Patrick Keil, le juge français qui avait instruit avec succès une enquête judiciaire sur un trafic de produits dopants sur le Tour de France en 1998, a été révoqué de la magistrature, a-t-on appris au cabinet de la ministre de la Justice Michèle Alliot-Marie.
“La ministre a prononcé la révocation de ce magistrat avec maintien de ses droits à pension”, a dit le porte-parole adjoint du ministère, Arthur Dreyfuss.
Le magistrat est sanctionné pour une affaire de corruption présumée qui lui valu une arrestation à l’été 2008, à Montpellier, où il était en poste au parquet. Un dentiste en délicatesse avec la justice lui aurait versé plusieurs milliers d’euros en échange d’informations.
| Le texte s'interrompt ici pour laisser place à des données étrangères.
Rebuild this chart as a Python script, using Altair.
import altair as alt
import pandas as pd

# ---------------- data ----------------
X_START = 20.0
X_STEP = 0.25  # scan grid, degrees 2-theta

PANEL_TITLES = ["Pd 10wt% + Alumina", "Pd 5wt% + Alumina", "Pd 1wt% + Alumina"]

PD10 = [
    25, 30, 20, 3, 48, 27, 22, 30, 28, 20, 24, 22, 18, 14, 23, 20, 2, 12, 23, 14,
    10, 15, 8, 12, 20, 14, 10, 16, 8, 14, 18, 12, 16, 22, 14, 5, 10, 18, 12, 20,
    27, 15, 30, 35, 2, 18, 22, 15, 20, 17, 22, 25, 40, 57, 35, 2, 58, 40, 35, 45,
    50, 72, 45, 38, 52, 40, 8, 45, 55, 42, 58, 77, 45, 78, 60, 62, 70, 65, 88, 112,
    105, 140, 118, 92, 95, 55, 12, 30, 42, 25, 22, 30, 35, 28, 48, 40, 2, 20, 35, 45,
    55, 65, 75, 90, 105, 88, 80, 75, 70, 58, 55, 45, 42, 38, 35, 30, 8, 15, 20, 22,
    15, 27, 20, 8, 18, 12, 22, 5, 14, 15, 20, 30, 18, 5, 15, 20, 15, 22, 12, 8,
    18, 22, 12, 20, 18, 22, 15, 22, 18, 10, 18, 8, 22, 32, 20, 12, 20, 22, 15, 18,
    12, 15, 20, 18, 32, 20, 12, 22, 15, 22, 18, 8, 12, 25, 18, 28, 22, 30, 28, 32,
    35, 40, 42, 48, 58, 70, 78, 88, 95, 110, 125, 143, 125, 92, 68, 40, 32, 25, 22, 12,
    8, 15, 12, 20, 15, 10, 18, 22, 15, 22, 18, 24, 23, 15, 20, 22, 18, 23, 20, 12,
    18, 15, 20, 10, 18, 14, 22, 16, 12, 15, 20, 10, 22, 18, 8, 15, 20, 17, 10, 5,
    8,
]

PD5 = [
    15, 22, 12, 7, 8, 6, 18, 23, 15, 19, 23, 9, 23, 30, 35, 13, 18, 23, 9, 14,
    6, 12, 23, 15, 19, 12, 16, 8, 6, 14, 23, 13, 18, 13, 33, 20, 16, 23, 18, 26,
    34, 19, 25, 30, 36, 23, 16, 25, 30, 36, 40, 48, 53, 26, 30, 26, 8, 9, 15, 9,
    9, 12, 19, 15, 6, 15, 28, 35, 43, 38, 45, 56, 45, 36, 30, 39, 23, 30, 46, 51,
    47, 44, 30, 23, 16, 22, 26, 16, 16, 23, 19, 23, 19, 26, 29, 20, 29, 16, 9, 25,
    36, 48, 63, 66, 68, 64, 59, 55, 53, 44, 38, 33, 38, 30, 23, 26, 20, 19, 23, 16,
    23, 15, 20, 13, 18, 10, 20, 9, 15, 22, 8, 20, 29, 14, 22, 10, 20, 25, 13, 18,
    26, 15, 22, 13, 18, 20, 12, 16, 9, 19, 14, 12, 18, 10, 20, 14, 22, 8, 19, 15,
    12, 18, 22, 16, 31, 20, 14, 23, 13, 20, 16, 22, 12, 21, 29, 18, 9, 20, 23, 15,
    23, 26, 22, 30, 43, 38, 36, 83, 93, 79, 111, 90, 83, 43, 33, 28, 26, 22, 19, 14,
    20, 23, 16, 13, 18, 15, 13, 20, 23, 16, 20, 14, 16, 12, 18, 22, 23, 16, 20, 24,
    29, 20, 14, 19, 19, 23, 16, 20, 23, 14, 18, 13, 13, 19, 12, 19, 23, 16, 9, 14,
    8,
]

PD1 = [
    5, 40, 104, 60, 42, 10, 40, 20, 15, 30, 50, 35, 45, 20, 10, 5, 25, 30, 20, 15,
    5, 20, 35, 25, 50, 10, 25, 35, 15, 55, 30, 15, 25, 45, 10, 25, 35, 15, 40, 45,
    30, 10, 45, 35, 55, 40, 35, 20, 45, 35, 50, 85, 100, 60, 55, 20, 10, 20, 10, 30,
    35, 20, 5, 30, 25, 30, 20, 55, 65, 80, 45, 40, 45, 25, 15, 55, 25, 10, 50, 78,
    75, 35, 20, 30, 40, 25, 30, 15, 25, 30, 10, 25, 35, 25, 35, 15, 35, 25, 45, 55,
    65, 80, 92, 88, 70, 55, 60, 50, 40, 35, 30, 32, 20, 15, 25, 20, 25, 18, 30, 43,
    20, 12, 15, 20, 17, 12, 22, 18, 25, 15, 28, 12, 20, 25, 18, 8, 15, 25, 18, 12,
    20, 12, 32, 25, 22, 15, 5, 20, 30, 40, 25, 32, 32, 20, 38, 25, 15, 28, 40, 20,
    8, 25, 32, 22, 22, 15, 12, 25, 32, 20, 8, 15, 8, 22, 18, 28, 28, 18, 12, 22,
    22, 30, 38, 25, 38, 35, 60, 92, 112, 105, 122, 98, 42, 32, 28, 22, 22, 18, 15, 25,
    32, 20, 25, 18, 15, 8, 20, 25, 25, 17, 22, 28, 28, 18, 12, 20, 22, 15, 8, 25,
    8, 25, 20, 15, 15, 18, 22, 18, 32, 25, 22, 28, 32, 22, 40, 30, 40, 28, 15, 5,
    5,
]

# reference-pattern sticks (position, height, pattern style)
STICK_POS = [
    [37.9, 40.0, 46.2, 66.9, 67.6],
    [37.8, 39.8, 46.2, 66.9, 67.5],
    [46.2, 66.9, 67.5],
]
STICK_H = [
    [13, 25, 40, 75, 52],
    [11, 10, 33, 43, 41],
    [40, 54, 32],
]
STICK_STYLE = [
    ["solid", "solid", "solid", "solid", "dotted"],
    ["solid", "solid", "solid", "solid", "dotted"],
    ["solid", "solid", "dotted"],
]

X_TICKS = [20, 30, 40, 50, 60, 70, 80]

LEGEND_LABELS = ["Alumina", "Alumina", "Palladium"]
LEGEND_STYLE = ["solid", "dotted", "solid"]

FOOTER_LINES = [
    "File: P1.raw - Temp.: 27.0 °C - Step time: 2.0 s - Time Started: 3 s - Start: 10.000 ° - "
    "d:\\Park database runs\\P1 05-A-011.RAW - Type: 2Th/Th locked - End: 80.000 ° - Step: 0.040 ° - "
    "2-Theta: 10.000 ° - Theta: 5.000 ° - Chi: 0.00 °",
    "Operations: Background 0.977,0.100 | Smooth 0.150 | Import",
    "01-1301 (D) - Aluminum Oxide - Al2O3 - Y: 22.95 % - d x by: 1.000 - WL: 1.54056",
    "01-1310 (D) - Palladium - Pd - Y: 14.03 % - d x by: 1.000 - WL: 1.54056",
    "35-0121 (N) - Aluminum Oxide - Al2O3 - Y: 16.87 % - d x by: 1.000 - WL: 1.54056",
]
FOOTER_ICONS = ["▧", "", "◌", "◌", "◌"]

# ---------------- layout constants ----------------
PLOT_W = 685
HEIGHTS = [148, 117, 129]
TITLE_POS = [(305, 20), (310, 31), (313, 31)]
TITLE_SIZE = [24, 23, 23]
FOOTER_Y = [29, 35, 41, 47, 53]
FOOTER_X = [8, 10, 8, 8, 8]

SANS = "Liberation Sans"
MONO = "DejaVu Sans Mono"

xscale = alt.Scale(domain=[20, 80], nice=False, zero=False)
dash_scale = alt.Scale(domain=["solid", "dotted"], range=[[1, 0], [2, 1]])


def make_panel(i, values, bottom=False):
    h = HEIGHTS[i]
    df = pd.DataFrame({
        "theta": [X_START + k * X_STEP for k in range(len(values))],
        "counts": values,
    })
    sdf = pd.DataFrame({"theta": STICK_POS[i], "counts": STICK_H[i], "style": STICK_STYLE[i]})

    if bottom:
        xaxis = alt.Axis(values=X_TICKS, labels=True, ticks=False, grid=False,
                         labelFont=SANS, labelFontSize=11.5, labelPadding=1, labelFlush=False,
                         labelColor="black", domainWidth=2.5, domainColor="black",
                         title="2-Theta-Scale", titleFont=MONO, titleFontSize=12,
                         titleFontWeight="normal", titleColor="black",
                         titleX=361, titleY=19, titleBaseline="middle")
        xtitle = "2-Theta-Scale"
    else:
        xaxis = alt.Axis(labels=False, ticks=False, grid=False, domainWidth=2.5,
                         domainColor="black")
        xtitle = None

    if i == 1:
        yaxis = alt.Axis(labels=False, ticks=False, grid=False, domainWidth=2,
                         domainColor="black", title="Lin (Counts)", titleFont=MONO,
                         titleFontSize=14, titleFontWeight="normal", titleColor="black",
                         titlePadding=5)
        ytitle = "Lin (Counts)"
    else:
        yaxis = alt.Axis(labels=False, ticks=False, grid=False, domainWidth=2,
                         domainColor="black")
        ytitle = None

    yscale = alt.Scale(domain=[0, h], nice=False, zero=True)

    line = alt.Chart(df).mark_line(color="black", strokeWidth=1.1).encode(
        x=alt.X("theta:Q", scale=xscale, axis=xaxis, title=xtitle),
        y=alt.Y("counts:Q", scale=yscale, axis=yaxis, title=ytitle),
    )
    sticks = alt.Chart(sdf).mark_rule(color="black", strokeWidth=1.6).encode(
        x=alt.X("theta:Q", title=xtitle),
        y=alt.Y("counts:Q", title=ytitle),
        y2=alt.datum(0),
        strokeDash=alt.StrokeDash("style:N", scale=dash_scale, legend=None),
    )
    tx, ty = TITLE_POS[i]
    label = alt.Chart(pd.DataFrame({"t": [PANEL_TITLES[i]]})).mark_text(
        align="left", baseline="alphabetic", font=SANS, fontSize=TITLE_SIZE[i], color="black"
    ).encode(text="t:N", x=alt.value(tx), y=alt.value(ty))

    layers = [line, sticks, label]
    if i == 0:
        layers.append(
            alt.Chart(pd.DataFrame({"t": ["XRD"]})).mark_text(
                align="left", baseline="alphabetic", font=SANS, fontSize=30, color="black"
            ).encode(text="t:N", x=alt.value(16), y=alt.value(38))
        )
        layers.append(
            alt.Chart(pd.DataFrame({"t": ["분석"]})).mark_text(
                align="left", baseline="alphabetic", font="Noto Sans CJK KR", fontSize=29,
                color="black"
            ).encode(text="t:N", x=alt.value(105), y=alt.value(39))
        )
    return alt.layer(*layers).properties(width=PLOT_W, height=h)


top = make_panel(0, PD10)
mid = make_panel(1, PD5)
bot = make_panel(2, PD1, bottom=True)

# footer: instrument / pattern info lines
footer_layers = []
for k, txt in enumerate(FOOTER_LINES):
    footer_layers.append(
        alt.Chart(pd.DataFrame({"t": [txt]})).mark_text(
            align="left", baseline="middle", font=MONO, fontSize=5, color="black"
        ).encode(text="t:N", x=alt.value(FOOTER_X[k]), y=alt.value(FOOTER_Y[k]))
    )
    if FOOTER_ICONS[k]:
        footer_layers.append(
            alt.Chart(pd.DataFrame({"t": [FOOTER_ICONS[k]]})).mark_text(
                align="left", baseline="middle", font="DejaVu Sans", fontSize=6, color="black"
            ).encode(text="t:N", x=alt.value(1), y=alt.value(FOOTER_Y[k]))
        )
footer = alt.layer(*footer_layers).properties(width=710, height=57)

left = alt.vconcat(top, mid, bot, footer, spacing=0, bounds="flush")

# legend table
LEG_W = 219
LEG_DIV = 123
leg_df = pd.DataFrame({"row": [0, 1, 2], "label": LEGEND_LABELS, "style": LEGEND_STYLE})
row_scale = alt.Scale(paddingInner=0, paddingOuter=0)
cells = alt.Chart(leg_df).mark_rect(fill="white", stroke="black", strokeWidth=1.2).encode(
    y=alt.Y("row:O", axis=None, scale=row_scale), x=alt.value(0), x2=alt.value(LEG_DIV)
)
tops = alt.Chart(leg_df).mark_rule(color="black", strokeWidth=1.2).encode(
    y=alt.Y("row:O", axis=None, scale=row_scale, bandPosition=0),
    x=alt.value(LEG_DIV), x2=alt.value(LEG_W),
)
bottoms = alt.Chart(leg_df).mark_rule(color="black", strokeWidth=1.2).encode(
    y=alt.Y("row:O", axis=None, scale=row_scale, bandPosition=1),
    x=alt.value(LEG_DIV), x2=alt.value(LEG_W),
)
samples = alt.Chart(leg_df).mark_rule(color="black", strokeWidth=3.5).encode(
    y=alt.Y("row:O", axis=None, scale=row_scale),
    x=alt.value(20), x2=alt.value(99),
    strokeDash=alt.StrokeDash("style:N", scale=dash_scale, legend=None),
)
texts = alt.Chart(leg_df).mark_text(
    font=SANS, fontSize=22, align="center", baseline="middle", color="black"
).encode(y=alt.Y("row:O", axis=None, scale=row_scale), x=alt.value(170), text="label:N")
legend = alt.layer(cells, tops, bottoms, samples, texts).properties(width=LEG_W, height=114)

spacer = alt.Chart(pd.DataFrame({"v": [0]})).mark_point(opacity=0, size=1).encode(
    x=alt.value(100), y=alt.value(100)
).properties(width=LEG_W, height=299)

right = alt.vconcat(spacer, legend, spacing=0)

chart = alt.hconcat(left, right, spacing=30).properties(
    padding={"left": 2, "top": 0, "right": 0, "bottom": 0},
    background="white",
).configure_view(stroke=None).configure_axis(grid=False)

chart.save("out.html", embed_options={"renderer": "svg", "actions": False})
La garde des Sceaux a suivi l’avis du Conseil supérieur de la magistrature rendu mardi dernier.
Patrick Keil avait conduit en 1998 et 1999 l’enquête sur l’équipe cycliste Festina, qui a marqué le début d’une longue série d’affaires de dopage sur le Tour de France.
Commencée par l’arrestation à un contrôle douanier d’un “masseur” de l’équipe Festina en possession d’importantes quantités de produits dopants, la procédure avait perturbé l’épreuve, surnommée par la presse “Tour de la honte”, rythmée par les descentes de police et les défections de coureurs.
Le dossier avait abouti à un procès à Lille en 2000 où avait été reconnue pour la première fois la généralisation du dopage et où le champion français Richard Virenque avait pour la première fois avoué avoir pris des produits interdits.
Dans un entretien au Monde publié jeudi, Patrick Keil, délivré de son obligation de réserve, a raconté avoir subi des pressions sur cette affaire relative à l’une des épreuves sportives les plus lucratives au monde.
Il affirme que le président du tribunal de Lille lui aurait dit : “Vous êtes indépendant, mais pensez à votre carrière. Virenque, on en parlera encore pendant de longues années”.
Il a aussi raconté avoir subi des contrôles et des pressions pour ralentir son instruction au moment de l’épreuve. “Il fallait que le Tour aille au bout”, a-t-il dit.
L’Italien Marco Pantani a remporté l’épreuve et est mort ensuite en 2004 d’une surdose de drogue.
Ensuite, a déclaré le magistrat au Monde, des pressions ont été exercées pour que l’enquête soit bouclée au plus vite, afin de ne pas perturber le Tour suivant, qui fut baptisée “Tour du renouveau” par les organisateurs.